» Material
--------------------

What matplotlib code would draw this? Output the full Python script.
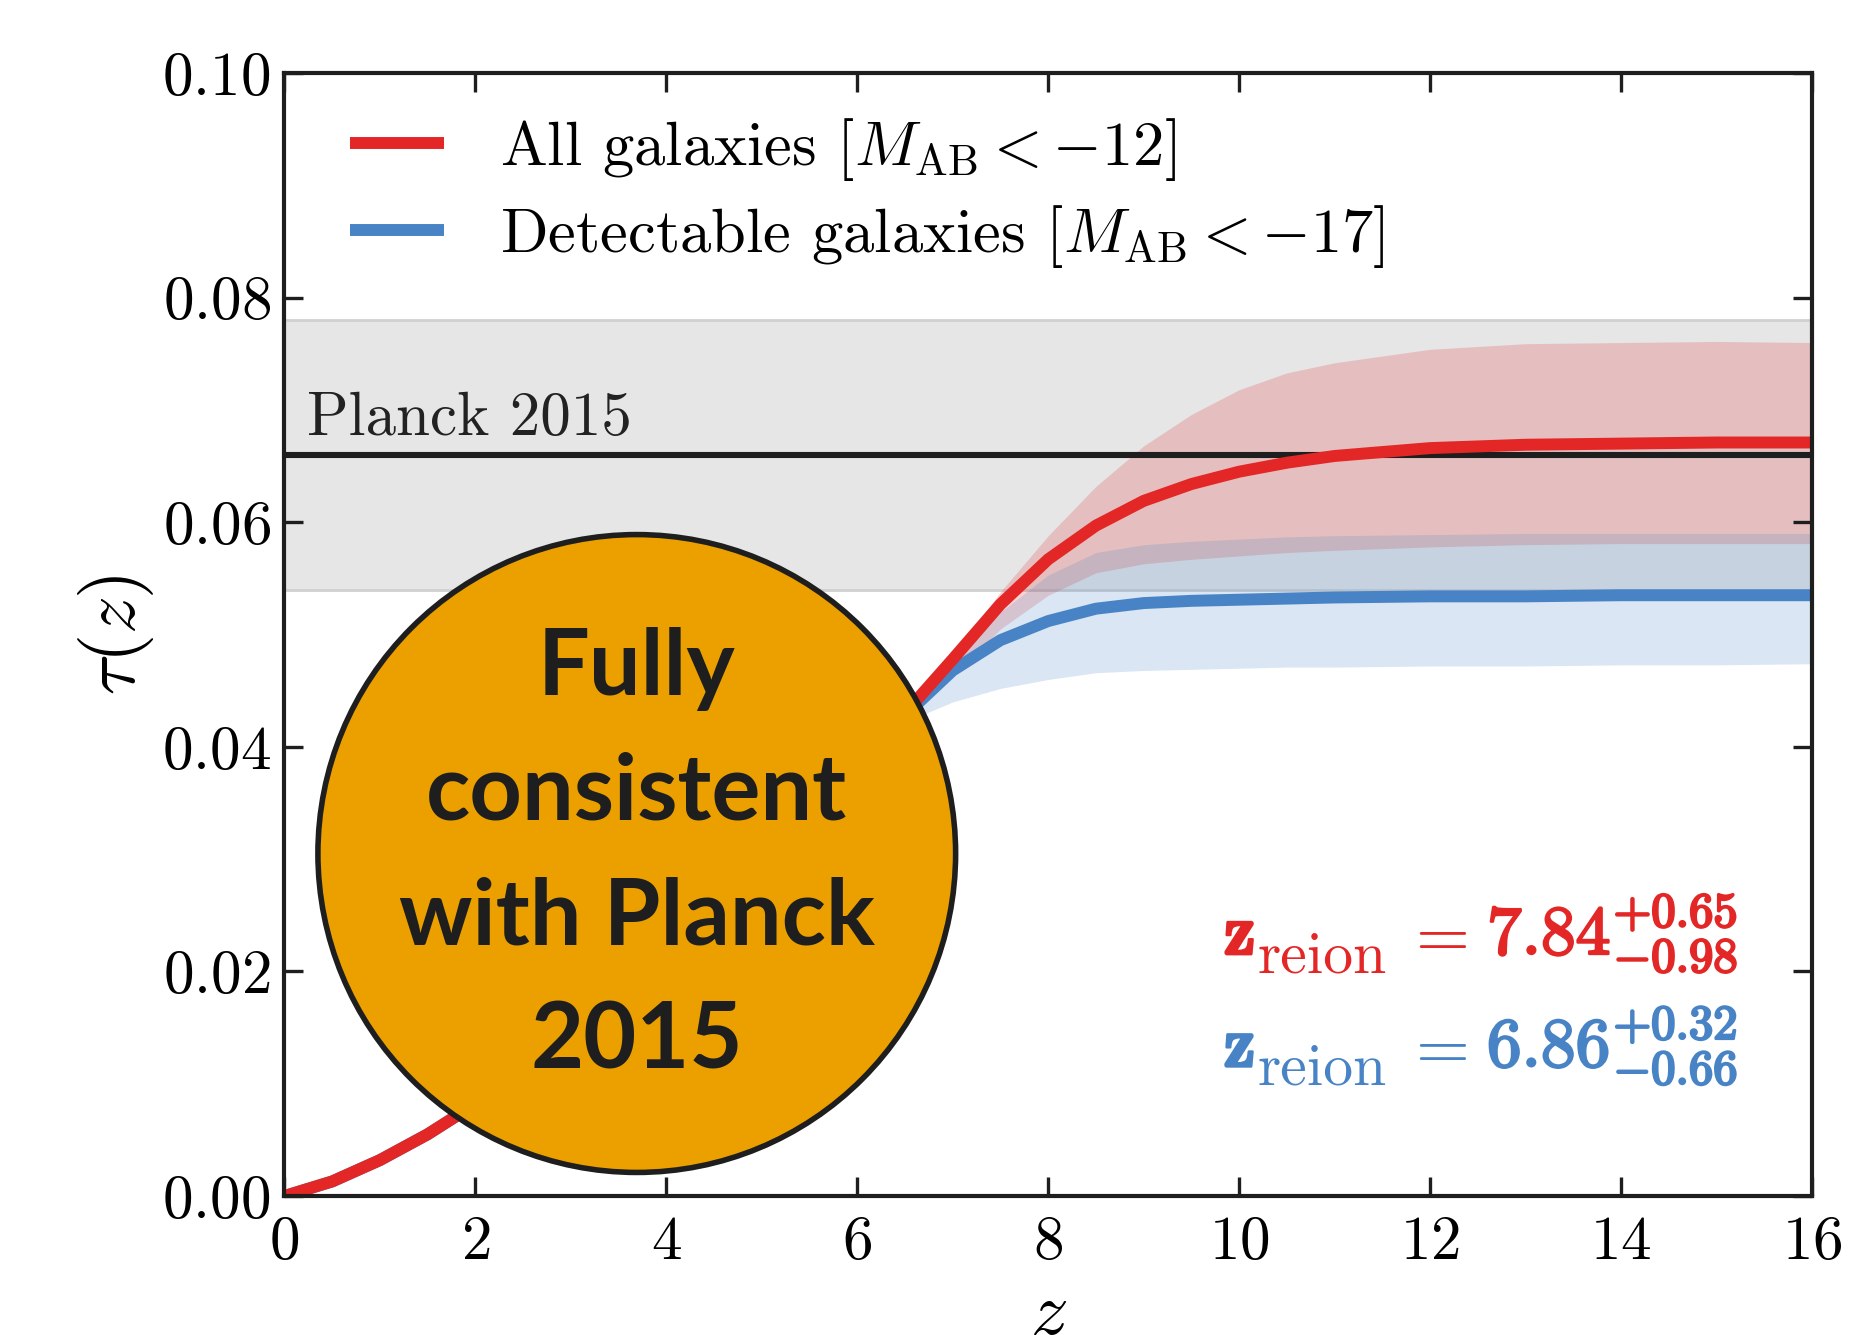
import matplotlib
matplotlib.use("Agg")
import matplotlib.pyplot as plt
import matplotlib.patheffects as pe
from matplotlib.patches import Ellipse

plt.rcParams["font.family"] = "serif"
plt.rcParams["font.serif"] = ["cmr10"]
plt.rcParams["mathtext.fontset"] = "cm"
plt.rcParams["axes.formatter.use_mathtext"] = True

RED = "#e32726"
BLUE = "#4884c5"

# tau(z), all galaxies (M_AB < -12)
z = [0, 0.5, 1, 1.5, 2, 3, 4, 5, 6, 6.5, 7, 7.5, 8, 8.5, 9, 9.5, 10, 10.5, 11, 12, 13, 14, 15, 16]
tau_all = [0.0, 0.0013, 0.0032, 0.0055, 0.0082, 0.0140, 0.0205, 0.0275, 0.0365, 0.0430, 0.0478,
           0.0527, 0.0567, 0.0597, 0.0619, 0.0634, 0.0645, 0.0653, 0.0659, 0.0666, 0.0669, 0.0670,
           0.0671, 0.0671]
tau_all_lo = [0.0, 0.0013, 0.0032, 0.0055, 0.0082, 0.0140, 0.0205, 0.0275, 0.0365, 0.0428, 0.0462,
              0.0505, 0.0535, 0.0555, 0.0563, 0.0567, 0.0570, 0.0573, 0.0575, 0.0578, 0.0580, 0.0581,
              0.0581, 0.0581]
tau_all_hi = [0.0, 0.0013, 0.0032, 0.0055, 0.0082, 0.0140, 0.0205, 0.0275, 0.0365, 0.0432, 0.0482,
              0.0538, 0.0588, 0.0632, 0.0668, 0.0696, 0.0718, 0.0733, 0.0742, 0.0754, 0.0759, 0.0760,
              0.0761, 0.0760]

# detectable galaxies (M_AB < -17)
tau_det = [0.0, 0.0013, 0.0032, 0.0055, 0.0082, 0.0140, 0.0205, 0.0275, 0.0365, 0.0428, 0.0468,
           0.0495, 0.0512, 0.0523, 0.0528, 0.0530, 0.0531, 0.0532, 0.0533, 0.0534, 0.0534, 0.0535,
           0.0535, 0.0535]
tau_det_lo = [0.0, 0.0013, 0.0032, 0.0055, 0.0082, 0.0140, 0.0205, 0.0275, 0.0365, 0.0422, 0.0440,
              0.0452, 0.0460, 0.0466, 0.0468, 0.0469, 0.0470, 0.0471, 0.0471, 0.0472, 0.0472, 0.0473,
              0.0473, 0.0474]
tau_det_hi = [0.0, 0.0013, 0.0032, 0.0055, 0.0082, 0.0140, 0.0205, 0.0275, 0.0365, 0.0432, 0.0475,
              0.0520, 0.0553, 0.0573, 0.0580, 0.0583, 0.0585, 0.0587, 0.0588, 0.0589, 0.0590, 0.0590,
              0.0590, 0.0590]

planck_tau = 0.066
planck_lo, planck_hi = 0.054, 0.078

# (y, colour, z_reion, +err, -err)
reion = [(0.0215, RED, "7.84", "0.65", "0.98"),
         (0.0115, BLUE, "6.86", "0.32", "0.66")]

fig = plt.figure(figsize=(9.255, 6.675), dpi=200)
ax = fig.add_axes([0.1537, 0.1041, 0.8252, 0.8412])

# Planck 2015 band + central value
ax.axhspan(planck_lo, planck_hi, facecolor="#e6e6e6", edgecolor="#d0d0d0", lw=1.0, zorder=0)
ax.axhline(planck_tau, color="#1e1e1e", lw=2.2, zorder=3)
ax.text(0.24, 0.0678, "Planck 2015", fontsize=22, color="#222222", zorder=3)

ax.fill_between(z, tau_all_lo, tau_all_hi, color=RED, alpha=0.2, lw=0, zorder=1)
ax.fill_between(z, tau_det_lo, tau_det_hi, color=BLUE, alpha=0.2, lw=0, zorder=1)
ax.plot(z, tau_det, color=BLUE, lw=4.3, solid_capstyle="butt", zorder=4,
        label=r"Detectable galaxies $[M_{\rm AB} < -17]$")
ax.plot(z, tau_all, color=RED, lw=4.3, solid_capstyle="butt", zorder=5,
        label=r"All galaxies $[M_{\rm AB} < -12]$")

# big orange badge
ax.add_patch(Ellipse((3.69, 0.0305), 6.68, 0.0568, facecolor="#eba000",
                     edgecolor="#1e1e1e", lw=2.0, zorder=6))
ax.text(3.69, 0.0303, "Fully\nconsistent\nwith Planck\n2015", ha="center", va="center",
        multialignment="center", fontsize=33, fontweight="bold", family="Lato",
        color="#1e1e1e", linespacing=1.6, zorder=7)

# z_reion annotations, built from pieces so the subscript keeps full size
for y0, col, val, up, dn in reion:
    bold = [pe.withStroke(linewidth=0.9, foreground=col)]
    num = ax.text(15.22, y0, r"$\mathbf{%s}^{+\mathbf{%s}}_{-\mathbf{%s}}$" % (val, up, dn),
                  ha="right", va="baseline", fontsize=25, color=col, zorder=5, path_effects=bold)
    eq = ax.annotate(r"$=$", xy=(0, y0), xycoords=(num, "data"), xytext=(-7, 0),
                     textcoords="offset points", ha="right", va="baseline",
                     fontsize=25, color=col, zorder=5)
    sub = ax.annotate("reion", xy=(0, y0), xycoords=(eq, "data"), xytext=(-6, -6.5),
                      textcoords="offset points", ha="right", va="baseline",
                      fontsize=21.5, color=col, zorder=5)
    ax.annotate(r"$\mathbf{z}$", xy=(0, y0), xycoords=(sub, "data"), xytext=(-1, 0),
                textcoords="offset points", ha="right", va="baseline",
                fontsize=26, color=col, zorder=5, path_effects=bold)

handles, labels = ax.get_legend_handles_labels()
ax.legend(handles[::-1], labels[::-1], loc="upper left", bbox_to_anchor=(0.043, 0.962),
          frameon=False, fontsize=22.5, handlelength=1.5, handletextpad=0.9,
          labelspacing=0.33, borderpad=0, borderaxespad=0)

ax.set_xlim(0, 16)
ax.set_ylim(0, 0.10)
ax.set_xticks(range(0, 17, 2))
ax.set_yticks([0.0, 0.02, 0.04, 0.06, 0.08, 0.10])
ax.tick_params(direction="in", top=True, right=True, length=7, width=1.2,
               labelsize=22, color="#1e1e1e")
ax.tick_params(axis="x", pad=7)
ax.tick_params(axis="y", pad=5)
for sp in ax.spines.values():
    sp.set_linewidth(1.5)
    sp.set_color("#1e1e1e")
    sp.set_zorder(8)

ax.set_xlabel(r"$z$", fontsize=27, labelpad=4)
ax.set_ylabel(r"$\tau(z)$", fontsize=27, labelpad=2)

fig.savefig("out.png", dpi=200)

--------------------

Leave out the pictures and transcribe everything else exactly.

» Answer for the task
What matplotlib code would draw this? Output the full Python script.
import matplotlib
matplotlib.use("Agg")
import matplotlib.pyplot as plt
import matplotlib.patheffects as pe
from matplotlib.patches import Ellipse

plt.rcParams["font.family"] = "serif"
plt.rcParams["font.serif"] = ["cmr10"]
plt.rcParams["mathtext.fontset"] = "cm"
plt.rcParams["axes.formatter.use_mathtext"] = True

RED = "#e32726"
BLUE = "#4884c5"

# tau(z), all galaxies (M_AB < -12)
z = [0, 0.5, 1, 1.5, 2, 3, 4, 5, 6, 6.5, 7, 7.5, 8, 8.5, 9, 9.5, 10, 10.5, 11, 12, 13, 14, 15, 16]
tau_all = [0.0, 0.0013, 0.0032, 0.0055, 0.0082, 0.0140, 0.0205, 0.0275, 0.0365, 0.0430, 0.0478,
           0.0527, 0.0567, 0.0597, 0.0619, 0.0634, 0.0645, 0.0653, 0.0659, 0.0666, 0.0669, 0.0670,
           0.0671, 0.0671]
tau_all_lo = [0.0, 0.0013, 0.0032, 0.0055, 0.0082, 0.0140, 0.0205, 0.0275, 0.0365, 0.0428, 0.0462,
              0.0505, 0.0535, 0.0555, 0.0563, 0.0567, 0.0570, 0.0573, 0.0575, 0.0578, 0.0580, 0.0581,
              0.0581, 0.0581]
tau_all_hi = [0.0, 0.0013, 0.0032, 0.0055, 0.0082, 0.0140, 0.0205, 0.0275, 0.0365, 0.0432, 0.0482,
              0.0538, 0.0588, 0.0632, 0.0668, 0.0696, 0.0718, 0.0733, 0.0742, 0.0754, 0.0759, 0.0760,
              0.0761, 0.0760]

# detectable galaxies (M_AB < -17)
tau_det = [0.0, 0.0013, 0.0032, 0.0055, 0.0082, 0.0140, 0.0205, 0.0275, 0.0365, 0.0428, 0.0468,
           0.0495, 0.0512, 0.0523, 0.0528, 0.0530, 0.0531, 0.0532, 0.0533, 0.0534, 0.0534, 0.0535,
           0.0535, 0.0535]
tau_det_lo = [0.0, 0.0013, 0.0032, 0.0055, 0.0082, 0.0140, 0.0205, 0.0275, 0.0365, 0.0422, 0.0440,
              0.0452, 0.0460, 0.0466, 0.0468, 0.0469, 0.0470, 0.0471, 0.0471, 0.0472, 0.0472, 0.0473,
              0.0473, 0.0474]
tau_det_hi = [0.0, 0.0013, 0.0032, 0.0055, 0.0082, 0.0140, 0.0205, 0.0275, 0.0365, 0.0432, 0.0475,
              0.0520, 0.0553, 0.0573, 0.0580, 0.0583, 0.0585, 0.0587, 0.0588, 0.0589, 0.0590, 0.0590,
              0.0590, 0.0590]

planck_tau = 0.066
planck_lo, planck_hi = 0.054, 0.078

# (y, colour, z_reion, +err, -err)
reion = [(0.0215, RED, "7.84", "0.65", "0.98"),
         (0.0115, BLUE, "6.86", "0.32", "0.66")]

fig = plt.figure(figsize=(9.255, 6.675), dpi=200)
ax = fig.add_axes([0.1537, 0.1041, 0.8252, 0.8412])

# Planck 2015 band + central value
ax.axhspan(planck_lo, planck_hi, facecolor="#e6e6e6", edgecolor="#d0d0d0", lw=1.0, zorder=0)
ax.axhline(planck_tau, color="#1e1e1e", lw=2.2, zorder=3)
ax.text(0.24, 0.0678, "Planck 2015", fontsize=22, color="#222222", zorder=3)

ax.fill_between(z, tau_all_lo, tau_all_hi, color=RED, alpha=0.2, lw=0, zorder=1)
ax.fill_between(z, tau_det_lo, tau_det_hi, color=BLUE, alpha=0.2, lw=0, zorder=1)
ax.plot(z, tau_det, color=BLUE, lw=4.3, solid_capstyle="butt", zorder=4,
        label=r"Detectable galaxies $[M_{\rm AB} < -17]$")
ax.plot(z, tau_all, color=RED, lw=4.3, solid_capstyle="butt", zorder=5,
        label=r"All galaxies $[M_{\rm AB} < -12]$")

# big orange badge
ax.add_patch(Ellipse((3.69, 0.0305), 6.68, 0.0568, facecolor="#eba000",
                     edgecolor="#1e1e1e", lw=2.0, zorder=6))
ax.text(3.69, 0.0303, "Fully\nconsistent\nwith Planck\n2015", ha="center", va="center",
        multialignment="center", fontsize=33, fontweight="bold", family="Lato",
        color="#1e1e1e", linespacing=1.6, zorder=7)

# z_reion annotations, built from pieces so the subscript keeps full size
for y0, col, val, up, dn in reion:
    bold = [pe.withStroke(linewidth=0.9, foreground=col)]
    num = ax.text(15.22, y0, r"$\mathbf{%s}^{+\mathbf{%s}}_{-\mathbf{%s}}$" % (val, up, dn),
                  ha="right", va="baseline", fontsize=25, color=col, zorder=5, path_effects=bold)
    eq = ax.annotate(r"$=$", xy=(0, y0), xycoords=(num, "data"), xytext=(-7, 0),
                     textcoords="offset points", ha="right", va="baseline",
                     fontsize=25, color=col, zorder=5)
    sub = ax.annotate("reion", xy=(0, y0), xycoords=(eq, "data"), xytext=(-6, -6.5),
                      textcoords="offset points", ha="right", va="baseline",
                      fontsize=21.5, color=col, zorder=5)
    ax.annotate(r"$\mathbf{z}$", xy=(0, y0), xycoords=(sub, "data"), xytext=(-1, 0),
                textcoords="offset points", ha="right", va="baseline",
                fontsize=26, color=col, zorder=5, path_effects=bold)

handles, labels = ax.get_legend_handles_labels()
ax.legend(handles[::-1], labels[::-1], loc="upper left", bbox_to_anchor=(0.043, 0.962),
          frameon=False, fontsize=22.5, handlelength=1.5, handletextpad=0.9,
          labelspacing=0.33, borderpad=0, borderaxespad=0)

ax.set_xlim(0, 16)
ax.set_ylim(0, 0.10)
ax.set_xticks(range(0, 17, 2))
ax.set_yticks([0.0, 0.02, 0.04, 0.06, 0.08, 0.10])
ax.tick_params(direction="in", top=True, right=True, length=7, width=1.2,
               labelsize=22, color="#1e1e1e")
ax.tick_params(axis="x", pad=7)
ax.tick_params(axis="y", pad=5)
for sp in ax.spines.values():
    sp.set_linewidth(1.5)
    sp.set_color("#1e1e1e")
    sp.set_zorder(8)

ax.set_xlabel(r"$z$", fontsize=27, labelpad=4)
ax.set_ylabel(r"$\tau(z)$", fontsize=27, labelpad=2)

fig.savefig("out.png", dpi=200)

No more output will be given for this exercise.